Todos sabemos que, nesta era do digital, nesta era onde cada pormenor é convertido em linguagem lida por muitos aparelhos electrónicos, a privacidade é difícil de manter. O que se passa na realidade é que apenas o suspeitávamos. Até Edward Snowden ter divulgado o alcance da vigilância à nossa vida o conceito de ausência de privacidade parecia-nos marginal. Muitos de nós mantemos uma identidade que se multiplica pelas muitas plataformas da internet e do mundo digital. Temos os smartphones, o facebook, instagram, snapchat, whatsapp, messenger. Mesmo a "inocente" procura de informação no Google acaba por ser um indicador dos nossos gostos e inclinações. A nossa história de navegação do browser está ali, listada e investigável. Nos smartphones activamos os serviços de localização sem racionalizarmos que esse acto permite a gravação dos nossos padrões de mobilidade. Os cartões das nossas lojas favoritas gravam os padrões de consumo. Isto não é fantasia ou exagero. É a realidade. Procurem os tutoriais. O passo que faltava era alguém ter acesso imediato a esse panóplia esmagadora de informação e, sob a desculpa da segurança, advogar ser legítimo o acesso de forma livre e desimpedida. E, acima de tudo, fácil. Tão simples como o clicar de um botão. Foi isso que Edward Snowden nos revelou.

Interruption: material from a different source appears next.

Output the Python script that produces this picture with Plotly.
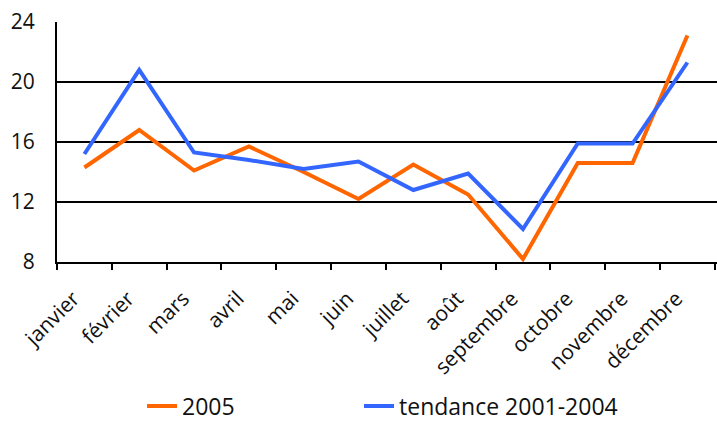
import plotly.graph_objects as go

months = ["janvier", "février", "mars", "avril", "mai", "juin", "juillet",
          "août", "septembre", "octobre", "novembre", "décembre"]
serie_2005 = [14.3, 16.8, 14.1, 15.7, 14.0, 12.2, 14.5, 12.5, 8.2, 14.6, 14.6, 23.1]
tendance = [15.2, 20.8, 15.3, 14.8, 14.2, 14.7, 12.8, 13.9, 10.2, 15.9, 15.9, 21.3]
y_ticks = [8, 12, 16, 20, 24]

FONT = "Open Sans"

fig = go.Figure()
fig.add_trace(go.Scatter(x=months, y=serie_2005, mode="lines", name="2005",
                         line=dict(color="#FF6600", width=4), legend="legend"))
fig.add_trace(go.Scatter(x=months, y=tendance, mode="lines", name="tendance 2001-2004",
                         line=dict(color="#3366FF", width=4), legend="legend2"))

leg_common = dict(orientation="h", xanchor="left", y=-0.60, yanchor="middle",
                  font=dict(size=23), bgcolor="rgba(0,0,0,0)")

fig.update_layout(
    width=717, height=423,
    margin=dict(l=57, r=0, t=22, b=161, autoexpand=False),
    paper_bgcolor="white", plot_bgcolor="white",
    font=dict(family=FONT, size=20, color="#111111"),
    showlegend=True,
    legend=dict(x=0.1288, **leg_common),
    legend2=dict(x=0.4576, **leg_common),
    xaxis=dict(type="category", range=[-0.5, 11.54], showline=True, linecolor="black",
               linewidth=2, ticks="outside", tickson="boundaries", ticklen=6,
               tickwidth=2, tickcolor="black", tickangle=-45, showgrid=False,
               tickfont=dict(size=21), ticklabelstandoff=14, ticklabelshift=-11,
               automargin=False),
    yaxis=dict(range=[8, 24], tickvals=y_ticks, showline=True, linecolor="black",
               linewidth=2, showgrid=True, gridcolor="black", gridwidth=2,
               ticks="", zeroline=False, ticklabelstandoff=16,
               tickfont=dict(size=21), automargin=False),
)

fig.write_html("out.html", config={"displayModeBar": False},
               post_script="document.body.style.margin='0';document.body.style.overflow='hidden';")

Não é difícil imaginar Oliver Stone a sentir-se atraído por esta história. O realizador sempre afirmou-se como contrapoder. Muitos dos seus filmes sublinham a corrupção do governo, o desânimo em relação ao "sonho americano". Este é mais um deles e com uma temática totalmente actual. Temática é um termo que tenho alguma reticência em utilizar, com medo de diminuir a importância da história de Edward Snowden. Desenganem-se se acham tratar-se de mais um filme de conspirações tecidas por quem pouco mais tem o que fazer do que pensar neste tema. O assunto da vigilância constante, ubíqua, panóptica, é de gigantesca importância. Ele centra-se em duas frases antigas mas que, nos dia de hoje, na era do digital, têm ainda mais impacto: informação é poder; o poder corrompe e o poder absoluto corrompe absolutamente. Sob a égide da segurança e da ameaça foi erigido um gigantesco edifício de procura e controlo de todo o tipo de dados, ao ponto de nem a privacidade do lar estar disponível - se estivermos desavisados.
O filme não é, do ponto de vista cinematográfico, uma obra de referência, mas a importância da sua história é, nos dias de hoje, jornalística e não fictícia. Nada do que aqui é dito e abordado deve ser descurado e esquecido. A nossa decisão pode passar por disponibilizar toda a informação sobre a nossa vida. Isso é algo que temos a liberdade de fazer. Mas também temos de ter noção dos riscos a que estamos sujeitos. Edward Snowden disse adeus a uma vida confortável para revelar-nos isto. O que é que vamos fazer com ela?